Toward the bottom of the general election ballot, Georgia voters are being asked to consider whether a property tax exemption should be extended to private companies that operate dorms on the campuses of the state’s public colleges and universities.

The statewide referendum is one component of the University System of Georgia’s plan to ultimately get out of the student housing business, turn the work over to private industry and at the same time clear some of the almost $4 billion in debt on its books.

The University System’s privatization plan follows a national housing trend in higher education, with states such as Kentucky and Florida already operating dorms this way.

But while the model may be popular with some colleges, the extra incentive of extending a property tax exemption to private operators is not universally accepted.

Where the model has been employed, school officials say the partnerships help them develop infrastructure the universities may not be able to afford on their own.

“We get to a point as institutions where we don’t have the land, finances or debt capacity (to increase housing stock), so the only option for expansion is one of these public-private partnerships,” said Norbert Dunkel, an associate vice president for student affairs, auxiliary operations, at the University of Florida.

In Georgia, the University System’s plan involves existing or new residential facilities at nine of its 31 schools. The system would still own the buildings and land, and the private companies would operate the dorms and collect rents under leases that would extend up to 65 years. They would also have first rights on new projects at the institutions.

If the portfolio were taxed, it would be in the $6 million to $7 million range, said Susan Ridley, the University System finance officer leading the project. The debt on the existing properties is just under $300 million, she said.

To keep rents manageable for students, the system has included a 3 percent cap on annual rent increases that a private company can charge, Ridley said. Discussions on that limit are ongoing, but the cap could be adjusted to keep in line with what competitors charge.

State Rep. Earl Ehrhart, the chairman of the House higher education budget subcommittee, has said in the past that the University System got in financial trouble by approving housing that colleges, in some cases, struggled to fill.

“You’ve got a lot of campuses where it was an unqualified success, but there were several schools where they had maybe 34 percent occupancy rates, and these were blights on the campus with no hope of getting turned around,” said Ehrhart, a Republican from Powder Springs.

A selected company cannot cherry-pick campuses within the project, University System officials said.
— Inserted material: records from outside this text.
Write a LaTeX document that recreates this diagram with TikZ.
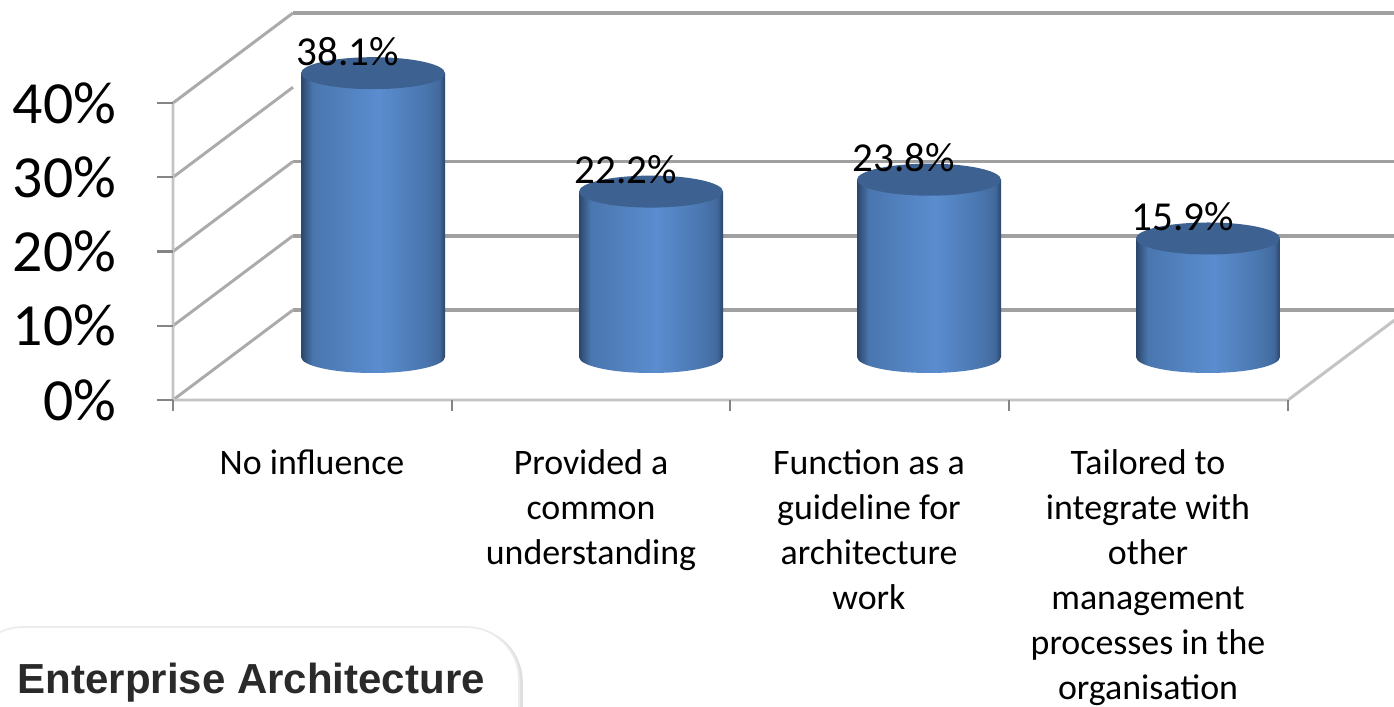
\documentclass[tikz,border=0pt]{standalone}
\usepackage{fontspec}
\setmainfont{Carlito}
\newfontfamily\headfont{Liberation Sans}
\usepackage{xcolor}
\usepackage{tikz}
\usetikzlibrary{positioning}
\definecolor{backgrid}{HTML}{A0A0A0}
\definecolor{frontaxis}{HTML}{C4C4C4}
\definecolor{tickgray}{HTML}{858585}
\definecolor{wallgray}{HTML}{ABABAB}
\definecolor{bardark}{HTML}{2B4669}
\definecolor{barmid}{HTML}{4A76AE}
\definecolor{barlight}{HTML}{5A8DCF}
\definecolor{barright}{HTML}{42699C}
\definecolor{bartop}{HTML}{3D6291}
\definecolor{headgray}{HTML}{2A2A2A}
\pgfdeclarehorizontalshading{cylside}{100bp}{color(0bp)=(bardark); color(25bp)=(bardark);
  color(29bp)=(barmid); color(52bp)=(barlight); color(68bp)=(barmid);
  color(73bp)=(barright); color(75bp)=(bardark); color(100bp)=(bardark)}
% #1 name, #2 centre x, #3 top y, #4 value
\newcommand{\cylbar}[4]{%
  \shade[shading=cylside]
    (#2-72,#3) -- (#2-72,357) arc (180:0:72 and 16) -- (#2+72,#3) -- cycle;
  \fill[bartop] (#2,#3) ellipse (72 and 16);
  \node[valtext] (#1) at (#2-25,#3-22) {#4};
}

\begin{document}
\begin{tikzpicture}[x=0.01cm, y=-0.01cm,
                    backline/.style={line width=1.1pt, backgrid},
                    frontline/.style={line width=0.85pt, frontaxis},
                    wallline/.style={line width=0.85pt, wallgray},
                    tickline/.style={line width=0.6pt, tickgray},
                    ylabel/.style={anchor=east, inner sep=0pt, font=\fontsize{17}{20}\selectfont},
                    valtext/.style={inner sep=0pt, font=\fontsize{11.7}{14}\selectfont},
                    cattext/.style={anchor=north, inner sep=0pt, align=center, font=\fontsize{10.2}{12.8}\selectfont},
                   ]

\useasboundingbox (0,0) rectangle (1394,707);
\fill[white] (0,0) rectangle (1394,707);
\clip (0,0) rectangle (1394,707);

\coordinate (o) at (173,400);
\coordinate (ob) at (293,310);

% back wall
\draw[backline] (293,13) -- (1420,13);
\draw[backline] (293,161.5) -- (1420,161.5);
\draw[backline] (293,235.75) -- (1420,235.75);
\draw[backline] (293,310) -- (1420,310);

% side wall
\draw[wallline] (173,103) -- (293,13);
\draw[wallline] (173,177.25) -- (293,87.25);
\draw[wallline] (173,251.5) -- (293,161.5);
\draw[wallline] (173,325.75) -- (293,235.75);
\draw[wallline] (o) -- (ob);

% floor and axis
\draw[frontline] (173,103) -- (o) -- (1288,400) -- (1408,310);

\draw[tickline] (157,103) -- (173,103);
\draw[tickline] (157,177.25) -- (173,177.25);
\draw[tickline] (157,251.5) -- (173,251.5);
\draw[tickline] (157,325.75) -- (173,325.75);
\draw[tickline] (157,400) -- (173,400);
\draw[tickline] (173,400) -- (173,411);
\draw[tickline] (452,400) -- (452,411);
\draw[tickline] (730,400) -- (730,411);
\draw[tickline] (1009,400) -- (1009,411);
\draw[tickline] (1288,400) -- (1288,411);

\node[ylabel] (y40) at (117,103) {40\%};
\node[ylabel] (y30) at (117,177.25) {30\%};
\node[ylabel] (y20) at (117,251.5) {20\%};
\node[ylabel] (y10) at (117,325.75) {10\%};
\node[ylabel] (y0) at (117,400) {0\%};

% bars
\cylbar{v1}{373}{73.2}{38.1\%}
\cylbar{v2}{651}{191.6}{22.2\%}
\cylbar{v3}{929}{179.7}{23.8\%}
\cylbar{v4}{1208}{238.5}{15.9\%}

\node[cattext] (c1) at (312,449) {No influence};
\node[cattext] (c2) at (591,449) {Provided a\\common\\understanding};
\node[cattext] (c3) at (869,449) {Function as a\\guideline for\\architecture\\work};
\node[cattext] (c4) at (1148,449) {Tailored to\\integrate with\\other\\management\\processes in the\\organisation};

% title tab
\draw[rounded corners=15, line width=1pt, gray!25] (-30,629) rectangle (521,760);
\draw[rounded corners=15, fill=white, draw=gray!15, line width=0.5pt] (-30,627) rectangle (519,760);
\node[anchor=base west, inner sep=0pt, text=headgray, font=\headfont\bfseries\fontsize{11.95}{14}\selectfont] (ea) at (17,693) {Enterprise Architecture};

\end{tikzpicture}
\end{document}
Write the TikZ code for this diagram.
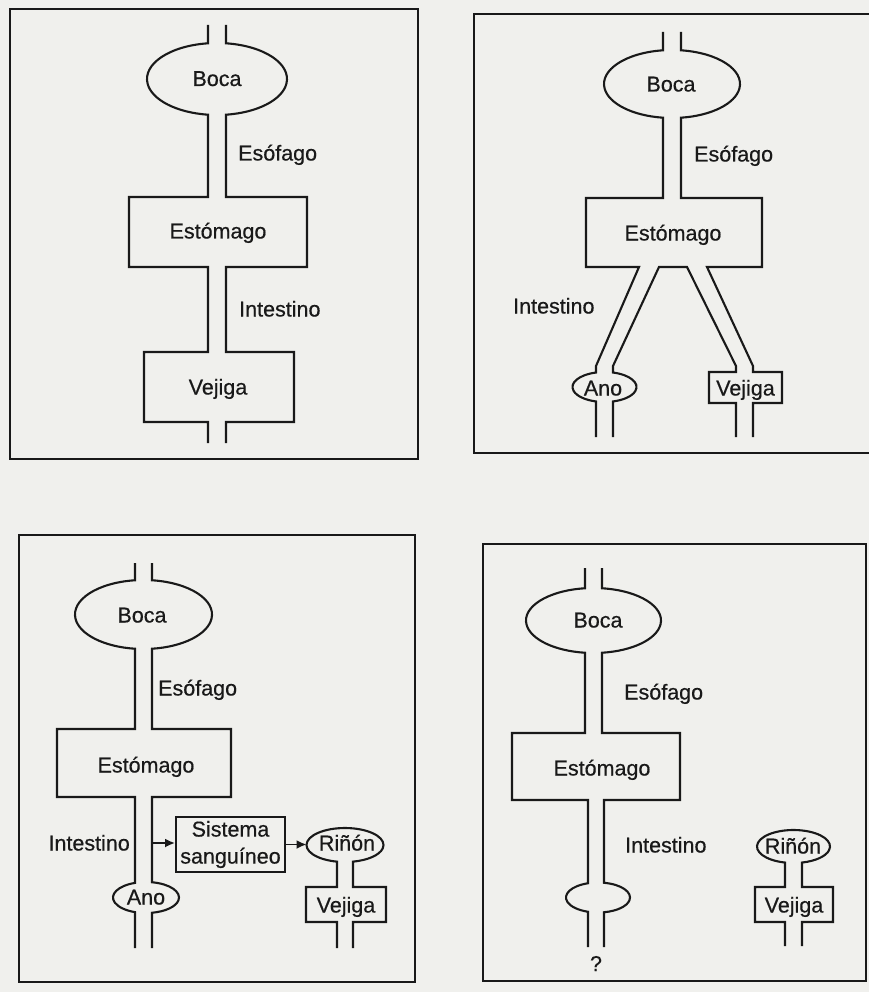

It must take on all the campuses in the offering, including those with lower occupancy rates. The University System has selected three qualified bidders for the project, and it will select a winner after the tax exemption question is decided in November.

“If a private company wants to take the risk, more power to them,” Ehrhart said, and without the tax exemption, “it is very unlikely you’d get a taker.”

Property tax exemptions for private companies involved in similar projects vary from state to state. In Kentucky, for example, the tax exemption extends to private companies operating dorms at the University of Kentucky and Eastern Kentucky University. At the University of Florida, one of its housing projects was completed with a nonprofit housing firm that receives the tax exemption, but that exemption is not in place for another project completed by a different company.

If the votes in Georgia’s Legislature are any indication, the tax question will likely pass come Election Day. Only a handful of lawmakers in each chamber voted against the tax exemption. One of them, state Sen. Lindsey Tippins, said the exemption would give the selected private company an unfair advantage over other companies offering student housing.

Those other private businesses offering off-campus student housing do not receive an exemption and have to pay property taxes.

“I have no problem whatsoever with privatization,” said Tippins, R-Marietta. “The concern I had was those operating entities are in direct competition with other for-profit entities, and I don’t believe government should be picking winners in the free market.”